Part of the American History and Genealogy Project

Old Gloucester County Formation and Divisions

By Frank H. Stewart

Old Gloucester County included the present counties of Gloucester, Camden and Atlantic. Atlantic County was created in 1837 and Camden County in 1844.

Prior to the formation of Atlantic County, Old Gloucester extended from the Delaware River to the Atlantic Ocean and at one time large quantities of bog iron was dug out of the swamps and was used to make cannon and cannon balls for the wars of the Revolution and 1812.

In 1694, eight years after the inhabitants of Gloucester County had formed the County, the following law was passed by the Province of West Jersey: "Be it enacted by the Governor, Council and Representatives in this Assembly met and assembled and by the authority of the same that the two distinctions or divisions heretofore called the third and fourth tenths be and is hereby laid into one county, named and from henceforth to be called the County of Gloucester, the limits whereof bounded with the aforesaid river called Crapwell on the North and the river Berkley (formerly called Old Mans Creek) on the South."

The same year (1694) the people of the Great Egg Harbour section were allotted to Gloucester County. The early plan of dividing West New Jersey into tenths met with considerable difficulty and was soon abandoned.

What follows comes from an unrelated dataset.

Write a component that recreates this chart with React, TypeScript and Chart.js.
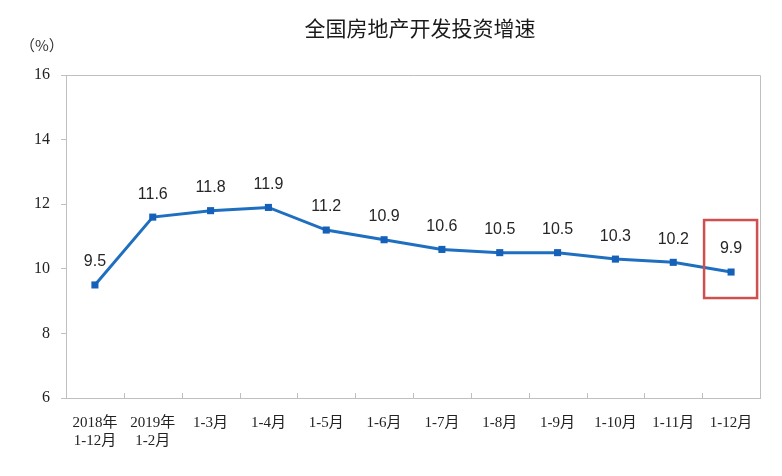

The third or Irish tenth got its name from the Irish Quakers who settled there. It extended from Pensauken to Timber Creeks. The fourth tenth extended from Timber to Oldmans Creeks and probably got their boundaries from the deeds given by the Indians. To the best of my knowledge the boundaries were established by common consent rather than by law, although an effort was made to divide the frontage on the Delaware River and each tenth was to extend back into the woods far enough to make it contain 64,000 acres.